>> begin

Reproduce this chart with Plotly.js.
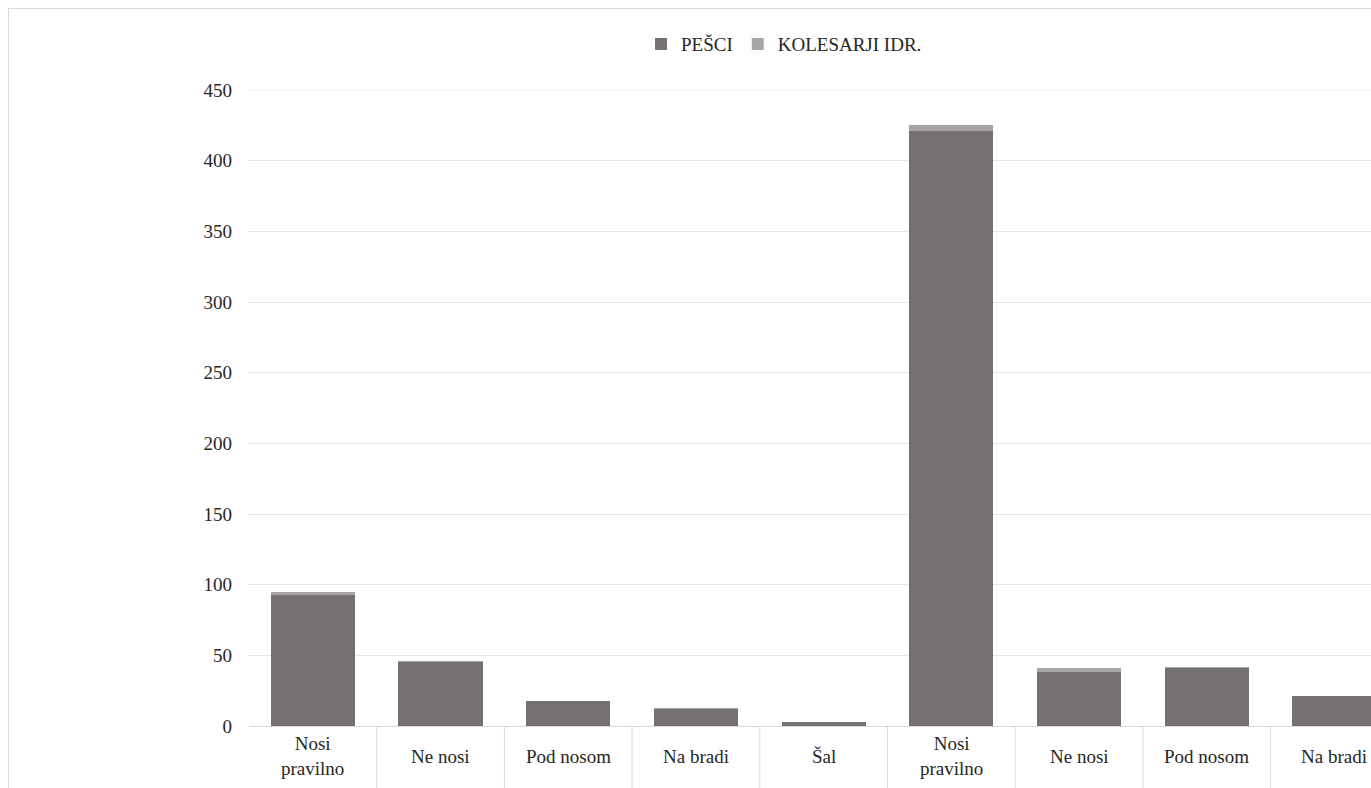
<!DOCTYPE html>
<html>
<head>
<meta charset="utf-8">
<script src="https://cdn.plot.ly/plotly-3.0.1.min.js"></script>
<style>
  html, body { margin: 0; padding: 0; overflow: hidden; background: #fff; width: 1371px; height: 788px; }
  #frame { position: absolute; left: 8px; top: 8px; width: 1552px; height: 800px; border: 1px solid #d9d9d9; box-sizing: border-box; }
  #chart { width: 1550px; height: 798px; }
</style>
</head>
<body>
<div id="frame"><div id="chart"></div></div>
<script>
const categories = ["Nosi<br>pravilno", "Ne nosi", "Pod nosom", "Na bradi", "Šal",
                    "Nosi<br>pravilno", "Ne nosi", "Pod nosom", "Na bradi"];
const pesci      = [93, 45, 18, 12, 3, 421, 38, 41, 21];
const kolesarji  = [2, 1, 0, 1, 0, 4, 3, 1, 0];
const yTicks     = [0, 50, 100, 150, 200, 250, 300, 350, 400, 450];

const idx = categories.map((_, i) => i);
const FONT = "Liberation Serif, Times New Roman, serif";
const TXT = "#262626";
const FS = 19;

const traces = [
  { type: "bar", name: "PEŠCI", x: idx, y: pesci, marker: { color: "#757171" }, width: 0.66 },
  { type: "bar", name: "KOLESARJI IDR.", x: idx, y: kolesarji, marker: { color: "#a6a6a6" }, width: 0.66 }
];

const shapes = idx.map(i => ({
  type: "line", xref: "x", yref: "paper",
  x0: i + 0.5, x1: i + 0.5, y0: 0, y1: -0.12,
  line: { color: "#d9d9d9", width: 1 }
}));
shapes.push({
  type: "line", xref: "paper", yref: "y", x0: 0, x1: 1, y0: 450, y1: 450,
  line: { color: "#e6e6e6", width: 1 }
});

const annotations = categories.map((c, i) => ({
  xref: "x", yref: "paper", x: i, y: 0, yshift: -30,
  xanchor: "center", yanchor: "middle",
  text: c, showarrow: false,
  font: { family: FONT, size: FS, color: TXT }
}));

const layout = {
  width: 1550, height: 798,
  margin: { l: 240, r: 33, t: 81, b: 81 },
  paper_bgcolor: "#fff", plot_bgcolor: "#fff",
  barmode: "stack",
  font: { family: FONT, size: FS, color: TXT },
  showlegend: true,
  legend: { orientation: "h", xref: "container", yref: "container",
            x: 0.5, xanchor: "center", y: 0.956, yanchor: "middle",
            font: { family: FONT, size: FS, color: TXT }, traceorder: "normal", itemwidth: 30 },
  xaxis: { range: [-0.5, 9.5], showticklabels: false, showgrid: false, zeroline: false,
           showline: true, linecolor: "#d9d9d9", linewidth: 1, ticks: "", fixedrange: true },
  yaxis: { range: [0, 450], tickvals: yTicks, ticktext: yTicks.map(String), showgrid: true,
           gridcolor: "#e6e6e6", gridwidth: 1, zeroline: false, showline: false, ticks: "",
           ticklabelstandoff: 16, tickfont: { family: FONT, size: FS, color: TXT } },
  shapes: shapes,
  annotations: annotations
};

Plotly.newPlot("chart", traces, layout, { displayModeBar: false, staticPlot: true });
</script>
</body>
</html>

>> end

**Given task**
Repeat the data exactly in full, omitting its pictures.

**Answer**
Reproduce this chart with Plotly.js.
<!DOCTYPE html>
<html>
<head>
<meta charset="utf-8">
<script src="https://cdn.plot.ly/plotly-3.0.1.min.js"></script>
<style>
  html, body { margin: 0; padding: 0; overflow: hidden; background: #fff; width: 1371px; height: 788px; }
  #frame { position: absolute; left: 8px; top: 8px; width: 1552px; height: 800px; border: 1px solid #d9d9d9; box-sizing: border-box; }
  #chart { width: 1550px; height: 798px; }
</style>
</head>
<body>
<div id="frame"><div id="chart"></div></div>
<script>
const categories = ["Nosi<br>pravilno", "Ne nosi", "Pod nosom", "Na bradi", "Šal",
                    "Nosi<br>pravilno", "Ne nosi", "Pod nosom", "Na bradi"];
const pesci      = [93, 45, 18, 12, 3, 421, 38, 41, 21];
const kolesarji  = [2, 1, 0, 1, 0, 4, 3, 1, 0];
const yTicks     = [0, 50, 100, 150, 200, 250, 300, 350, 400, 450];

const idx = categories.map((_, i) => i);
const FONT = "Liberation Serif, Times New Roman, serif";
const TXT = "#262626";
const FS = 19;

const traces = [
  { type: "bar", name: "PEŠCI", x: idx, y: pesci, marker: { color: "#757171" }, width: 0.66 },
  { type: "bar", name: "KOLESARJI IDR.", x: idx, y: kolesarji, marker: { color: "#a6a6a6" }, width: 0.66 }
];

const shapes = idx.map(i => ({
  type: "line", xref: "x", yref: "paper",
  x0: i + 0.5, x1: i + 0.5, y0: 0, y1: -0.12,
  line: { color: "#d9d9d9", width: 1 }
}));
shapes.push({
  type: "line", xref: "paper", yref: "y", x0: 0, x1: 1, y0: 450, y1: 450,
  line: { color: "#e6e6e6", width: 1 }
});

const annotations = categories.map((c, i) => ({
  xref: "x", yref: "paper", x: i, y: 0, yshift: -30,
  xanchor: "center", yanchor: "middle",
  text: c, showarrow: false,
  font: { family: FONT, size: FS, color: TXT }
}));

const layout = {
  width: 1550, height: 798,
  margin: { l: 240, r: 33, t: 81, b: 81 },
  paper_bgcolor: "#fff", plot_bgcolor: "#fff",
  barmode: "stack",
  font: { family: FONT, size: FS, color: TXT },
  showlegend: true,
  legend: { orientation: "h", xref: "container", yref: "container",
            x: 0.5, xanchor: "center", y: 0.956, yanchor: "middle",
            font: { family: FONT, size: FS, color: TXT }, traceorder: "normal", itemwidth: 30 },
  xaxis: { range: [-0.5, 9.5], showticklabels: false, showgrid: false, zeroline: false,
           showline: true, linecolor: "#d9d9d9", linewidth: 1, ticks: "", fixedrange: true },
  yaxis: { range: [0, 450], tickvals: yTicks, ticktext: yTicks.map(String), showgrid: true,
           gridcolor: "#e6e6e6", gridwidth: 1, zeroline: false, showline: false, ticks: "",
           ticklabelstandoff: 16, tickfont: { family: FONT, size: FS, color: TXT } },
  shapes: shapes,
  annotations: annotations
};

Plotly.newPlot("chart", traces, layout, { displayModeBar: false, staticPlot: true });
</script>
</body>
</html>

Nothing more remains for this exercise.